Matthias Ruffert ist Inhaber und Geschäftsführer einer Marketingagentur für die Immobilienwirtschaft. Er lebt die Arbeit aus der Ferne. Sein Büro trägt er stets in Form eines Rucksacks mit Laptop bei sich. Im AIZ-
Interview erzählt er von seiner abenteuerlichen Arbeit aus Australien.

 

Herr Ruffert, Sie reisen viel und arbeiten von unterwegs. Jetzt waren Sie mehrere Monate in Australien. Was erlebt man so, wenn man die meiste Zeit aus der Ferne arbeitet?

 

Es gibt häufig Ablenkungen, weil es so viele schöne Momente gibt. Das macht die Arbeit viel angenehmer. Sei es eine schöne Aussicht, eine schöne Landschaft, seien es Tiere oder zehn Rettungsschwimmer, die ins Meer rennen für eine Übung oder Vögel, die über den Tisch laufen und versuchen, dir dein Essen zu klauen. Um so zu arbeiten, benötigt man allerdings Struktur und Disziplin. Aber die Digitalisierung macht es möglich, so zu arbeiten.

 

Wie kam es überhaupt dazu, dass Sie in Australien waren?

 

Ich reise jedes Jahr fünf bis sieben Monate und arbeite von unterwegs. Als ab Januar absehbar war, was aus China auf uns zukommt, habe ich mir drei Kriterien überlegt, die erfüllt sein müssen von meinem diesjährigen Reiseziel. Das erste Kriterium war: so weit wie möglich weg. Das zweite war: das Land muss ein gutes Gesundheitssystem haben. Und das dritte war: es muss ein Land sein, das ich noch nicht kenne.

 

Warum können Sie überhaupt über Remote, also aus der Ferne arbeiten?

 

Ich bin ja Gründer und Inhaber von einem Unternehmen, das grundsätzlich schon zu 100 Prozent digital ist. Das ist die Grundvoraussetzung. Aber im Endeffekt ist es so, dass ich mein Leben so aufbaue und gestalte, dass ich meine Ziele über einzelne Schritte erreiche. Ich mache eine Analyse, ein Konzept und dann folgt die konsequente Umsetzung.
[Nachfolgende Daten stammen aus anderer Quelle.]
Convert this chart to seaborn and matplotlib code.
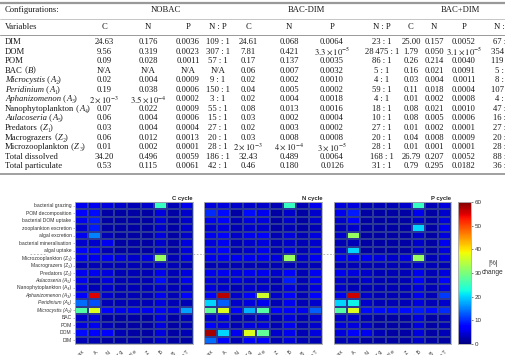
import numpy as np
import pandas as pd
import seaborn as sns
import matplotlib
matplotlib.use("Agg")
from matplotlib import pyplot as plt

# ---- table data ----
configs = ["NOBAC", "BAC-DIM", "BAC+DIM"]
var_names = [
    "DIM", "DOM", "POM", "BAC", "Microcystis", "Peridinium", "Aphanizomenon",
    "Nanophytoplankton", "Aulacoseria", "Predators", "Macrograzers",
    "Microzooplankton", "Total dissolved", "Total particulate",
]
var_symbols = ["", "", "", "B", "A\u2082", "A\u2081", "A\u2083", "A\u2084",
               "A\u2085", "Z\u2081", "Z\u2082", "Z\u2083", "", ""]
italic_names = ["Microcystis", "Peridinium", "Aphanizomenon", "Aulacoseria"]
nobac = [
    ["24.63", "0.176", "0.0036", "109 : 1"],
    ["9.56", "0.319", "0.0023", "307 : 1"],
    ["0.09", "0.028", "0.0011", "57 : 1"],
    ["N/A", "N/A", "N/A", "N/A"],
    ["0.02", "0.004", "0.0009", "9 : 1"],
    ["0.19", "0.038", "0.0006", "150 : 1"],
    [r"$2\times10^{-3}$", r"$3.5\times10^{-4}$", "0.0002", "3 : 1"],
    ["0.07", "0.022", "0.0009", "55 : 1"],
    ["0.06", "0.004", "0.0006", "15 : 1"],
    ["0.03", "0.004", "0.0004", "27 : 1"],
    ["0.06", "0.012", "0.0013", "20 : 1"],
    ["0.01", "0.002", "0.0001", "28 : 1"],
    ["34.20", "0.496", "0.0059", "186 : 1"],
    ["0.53", "0.115", "0.0061", "42 : 1"],
]
bac_dim = [
    ["24.61", "0.068", "0.0064", "23 : 1"],
    ["7.81", "0.421", r"$3.3\times10^{-5}$", "28\u2009475 : 1"],
    ["0.17", "0.137", "0.0035", "86 : 1"],
    ["0.06", "0.007", "0.0032", "5 : 1"],
    ["0.02", "0.002", "0.0010", "4 : 1"],
    ["0.04", "0.005", "0.0002", "59 : 1"],
    ["0.02", "0.004", "0.0018", "4 : 1"],
    ["0.08", "0.013", "0.0016", "18 : 1"],
    ["0.03", "0.002", "0.0004", "10 : 1"],
    ["0.02", "0.003", "0.0002", "27 : 1"],
    ["0.03", "0.008", "0.0008", "20 : 1"],
    [r"$2\times10^{-3}$", r"$4\times10^{-4}$", r"$3\times10^{-5}$", "28 : 1"],
    ["32.43", "0.489", "0.0064", "168 : 1"],
    ["0.46", "0.180", "0.0126", "31 : 1"],
]
bac_plus_dim = [
    ["25.00", "0.157", "0.0052", "67 : 1"],
    ["1.79", "0.050", r"$3.1\times10^{-5}$", "354 : 1"],
    ["0.26", "0.214", "0.0040", "119 : 1"],
    ["0.16", "0.021", "0.0091", "5 : 1"],
    ["0.03", "0.004", "0.0011", "8 : 1"],
    ["0.11", "0.018", "0.0004", "107 : 1"],
    ["0.01", "0.002", "0.0008", "4 : 1"],
    ["0.08", "0.021", "0.0010", "47 : 1"],
    ["0.08", "0.005", "0.0006", "16 : 1"],
    ["0.01", "0.002", "0.0001", "27 : 1"],
    ["0.04", "0.008", "0.0009", "20 : 1"],
    ["0.01", "0.001", "0.0001", "28 : 1"],
    ["26.79", "0.207", "0.0052", "88 : 1"],
    ["0.79", "0.295", "0.0182", "36 : 1"],
]
sub_cols = ["C", "N", "P", "N : P"]

# ---- heatmap data (|%| change) ----
rows = [
    "bacterial grazing", "POM decomposition", "bacterial DOM uptake",
    "zooplankton excretion", "algal excretion", "bacterial mineralisation",
    "algal uptake", "Microzooplankton (Z\u2083)", "Macrograzers (Z\u2082)",
    "Predators (Z\u2081)", "Aulacoseria (A\u2085)", "Nanophytoplankton (A\u2084)",
    "Aphanizomenon (A\u2083)", "Peridinium (A\u2081)", "Microcystis (A\u2082)",
    "BAC", "POM", "DOM", "DIM",
]
italic_rows = ["Aulacoseria (A\u2085)", "Aphanizomenon (A\u2083)",
               "Peridinium (A\u2081)", "Microcystis (A\u2082)"]
params = ["growth rate r_max", "mort m_A", "half-sat k_N", "graz g",
          "eff e", "mort m_Z", "bact. growth r_B", "k_B", "temp T"]

c_cycle = [
    [6, 6, 5, 4, 3, 4, 25, 3, 6],
    [7, 8, 2, 2, 2, 2, 5, 2, 4],
    [6, 9, 2, 2, 2, 2, 5, 2, 4],
    [4, 9, 2, 2, 2, 2, 4, 2, 4],
    [6, 15, 3, 2, 2, 2, 5, 2, 4],
    [4, 4, 6, 2, 2, 2, 4, 2, 5],
    [7, 7, 3, 2, 2, 2, 4, 2, 5],
    [6, 6, 6, 5, 4, 5, 32, 3, 5],
    [3, 3, 3, 3, 3, 3, 4, 3, 3],
    [6, 6, 5, 3, 3, 3, 6, 3, 5],
    [6, 3, 5, 3, 3, 3, 8, 3, 6],
    [5, 3, 4, 3, 3, 3, 4, 3, 4],
    [7, 55, 4, 3, 3, 3, 6, 3, 7],
    [14, 12, 3, 3, 3, 3, 5, 3, 3],
    [27, 37, 7, 6, 6, 6, 7, 5, 17],
    [4, 5, 2, 2, 2, 2, 5, 2, 3],
    [5, 6, 3, 2, 2, 2, 5, 2, 3],
    [8, 7, 7, 3, 2, 2, 5, 2, 3],
    [3, 3, 2, 2, 2, 2, 4, 2, 2],
]
n_cycle = [
    [5, 5, 4, 4, 4, 3, 25, 3, 6],
    [10, 8, 2, 8, 6, 2, 4, 2, 4],
    [6, 7, 3, 5, 5, 2, 4, 2, 4],
    [4, 5, 3, 4, 4, 2, 3, 2, 3],
    [6, 7, 4, 6, 7, 3, 5, 3, 5],
    [5, 6, 3, 4, 5, 3, 4, 3, 4],
    [6, 7, 3, 4, 6, 3, 5, 3, 5],
    [6, 6, 6, 6, 6, 5, 32, 4, 6],
    [3, 3, 3, 3, 3, 3, 3, 3, 3],
    [6, 6, 5, 6, 6, 4, 7, 3, 6],
    [5, 4, 5, 4, 4, 3, 9, 3, 6],
    [5, 4, 3, 4, 4, 3, 5, 3, 5],
    [7, 57, 4, 7, 36, 4, 7, 3, 7],
    [20, 13, 4, 5, 6, 3, 6, 3, 4],
    [28, 37, 7, 18, 27, 7, 7, 6, 13],
    [4, 5, 3, 3, 4, 3, 5, 3, 4],
    [7, 5, 3, 5, 5, 3, 6, 3, 4],
    [58, 20, 6, 37, 28, 4, 6, 3, 5],
    [14, 7, 3, 7, 7, 3, 5, 3, 3],
]
p_cycle = [
    [5, 5, 3, 3, 3, 4, 25, 3, 5],
    [6, 9, 2, 2, 2, 2, 6, 2, 4],
    [4, 7, 2, 2, 2, 2, 4, 2, 5],
    [3, 4, 2, 2, 2, 2, 20, 2, 6],
    [4, 32, 2, 2, 2, 2, 4, 2, 5],
    [3, 3, 2, 2, 2, 2, 4, 2, 6],
    [4, 20, 2, 2, 2, 2, 4, 2, 5],
    [6, 6, 6, 5, 4, 5, 32, 3, 5],
    [3, 3, 3, 3, 3, 3, 4, 3, 3],
    [6, 5, 4, 3, 3, 3, 6, 3, 5],
    [4, 3, 4, 3, 3, 3, 7, 3, 7],
    [4, 3, 3, 3, 3, 3, 5, 3, 5],
    [6, 56, 4, 3, 3, 3, 6, 3, 11],
    [20, 22, 4, 3, 3, 3, 5, 3, 4],
    [27, 37, 8, 8, 8, 8, 9, 8, 10],
    [4, 4, 3, 2, 2, 2, 5, 2, 3],
    [5, 5, 4, 2, 2, 2, 5, 2, 3],
    [5, 7, 6, 3, 2, 2, 5, 2, 3],
    [3, 3, 2, 2, 2, 2, 4, 2, 2],
]
cycles = {"C cycle": c_cycle, "N cycle": n_cycle, "P cycle": p_cycle}

sns.set_theme(style="white")
plt.rcParams["font.family"] = ["Liberation Sans", "DejaVu Sans"]
plt.rcParams["mathtext.fontset"] = "stix"

W, H = 505, 355
fig = plt.figure(figsize=(W / 100, H / 100), dpi=100)


def box(x0, x1, y0, y1):
    return [x0 / W, 1 - y1 / H, (x1 - x0) / W, (y1 - y0) / H]


# table drawn in pixel coordinates
tab = fig.add_axes([0, 0, 1, 1], zorder=0)
tab.set_xlim(0, W)
tab.set_ylim(H, 0)
tab.axis("off")
serif = dict(family=["Liberation Serif", "DejaVu Serif"], fontsize=6.2,
             color="#1a1a1a")

col_x = [104, 148, 188, 218, 248, 289, 332, 382, 411, 434, 464, 503]
head_x = [166, 306, 460]
y_conf, y_var, y0, dy = 9.5, 27, 42, 9.55

tab.axhline(3, color="#999999", lw=1.6)
tab.axhline(18.5, color="#bbbbbb", lw=0.6)
tab.axhline(35, color="#999999", lw=0.7)
tab.axhline(y0 + 13 * dy + 7.5, color="#999999", lw=1.3)

tab.text(5, y_conf, "Configurations:", ha="left", va="center", **serif)
tab.text(5, y_var, "Variables", ha="left", va="center", **serif)
for name, hx in zip(configs, head_x):
    tab.text(hx, y_conf, name, ha="center", va="center", **serif)
for i, x in enumerate(col_x):
    tab.text(x, y_var, sub_cols[i % 4], ha="center", va="center", **serif)


def chain(prev, s, italic=False):
    # place a text piece right after the previous one, same baseline box
    return tab.annotate(s, xy=(1, 0), xycoords=prev, ha="left", va="bottom",
                        fontstyle="italic" if italic else "normal", **serif)


for r, name in enumerate(var_names):
    y = y0 + r * dy
    t = tab.text(5, y, name, ha="left", va="center",
                 fontstyle="italic" if name in italic_names else "normal",
                 **serif)
    sym = var_symbols[r]
    if sym:
        t = chain(t, " (")
        t = chain(t, sym[0], italic=True)
        chain(t, sym[1:] + ")")
    cells = nobac[r] + bac_dim[r] + bac_plus_dim[r]
    for x, val in zip(col_x, cells):
        tab.text(x, y, val, ha="center", va="center", **serif)

# dashed separator between processes and state variables
hm_top, hm_bot = 202, 344
sep_y = hm_top + 7 * (hm_bot - hm_top) / len(rows)
tab.plot([30, 47], [sep_y, sep_y], ls=(0, (2, 2)), color="#aaaaaa", lw=0.6)
tab.plot([193, 334], [sep_y, sep_y], ls=(0, (2, 2)), color="#aaaaaa", lw=0.6)

# heatmaps
panels = [(75, 193), (204, 322), (334, 451)]
cax = fig.add_axes(box(458, 471, hm_top, hm_bot), zorder=2)
for k, (title, values) in enumerate(cycles.items()):
    ax = fig.add_axes(box(panels[k][0], panels[k][1], hm_top, hm_bot), zorder=2)
    df = pd.DataFrame(values, index=rows, columns=params)
    last = k == len(cycles) - 1
    sns.heatmap(
        df, ax=ax, cmap="jet", vmin=0, vmax=60,
        cbar=last, cbar_ax=cax if last else None,
        cbar_kws={"ticks": [0, 10, 20, 30, 40, 50, 60]},
        yticklabels=(k == 0), xticklabels=True,
        linewidths=0.15, linecolor="#2a3a95",
    )
    for s in ax.spines.values():
        s.set_visible(True)
        s.set_color("#b0b0b0")
        s.set_linewidth(0.6)
    ax.set_title(title, loc="right", fontsize=4.2, fontweight="bold", pad=1.5)
    ax.set_xlabel("")
    ax.set_ylabel("")
    ax.tick_params(axis="x", labelsize=3.6, length=0, pad=4, labelcolor="#333333")
    plt.setp(ax.get_xticklabels(), rotation=45, ha="right", rotation_mode="anchor")
    if k == 0:
        ax.tick_params(axis="y", labelsize=3.6, length=1.5, width=0.4, pad=1,
                       color="#888888", labelcolor="#333333", left=True)
        for lab in ax.get_yticklabels():
            lab.set_rotation(0)
            if lab.get_text() in italic_rows:
                lab.set_fontstyle("italic")

cax.tick_params(labelsize=4.5, length=1.5, width=0.4, pad=1, right=True,
                labelcolor="#333333")
for s in cax.spines.values():
    s.set_visible(True)
    s.set_color("#b0b0b0")
    s.set_linewidth(0.5)
fig.text(493 / W, 1 - 268 / H, "|%|\nchange", ha="center", va="center",
         fontsize=4.8, color="#333333", linespacing=1.5)

fig.savefig("out.png", dpi=100)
Und so habe ich von Anfang an die Firma aufgebaut, dass ich von überall arbeiten kann. Und Corona hat jetzt gezeigt, dass dieser Weg richtig war.

 

Welche Vor- und Nachteile hat denn das Arbeiten in der Ferne?

 

Da muss ich ganz klar sagen, dass es nicht für jeden etwas ist. Einige Freunde, Verwandte und Bekannte haben mir gesagt, dass sie Familie und Freunde vermissen würden. Die Vorteile sind natürlich, dass man unabhängig und flexibel ist.

 

Welche Tipps würden Sie anderen geben die auch so flexibel arbeiten möchten?

 

Man kann nicht von heute auf morgen seine Arbeitsweise umstellen. Aber wenn man in einer Branche tätig ist, die digital funktioniert, dann braucht man das richtige Equipment und die richtige Einstellung. Man muss das richtig planen und vorbereiten. Man muss bereit sein, Risiken einzugehen. Und man sollte sich Alternativrouten überlegen. Man muss auch mit Rückschritten und Fehlschlägen umgehen können. Und man muss das richtige Produkt haben, dass man also auch das nötige Einkommen hat. Man sollte auch keine Kompromisse machen und nicht abwarten. Man muss es einfach nur machen.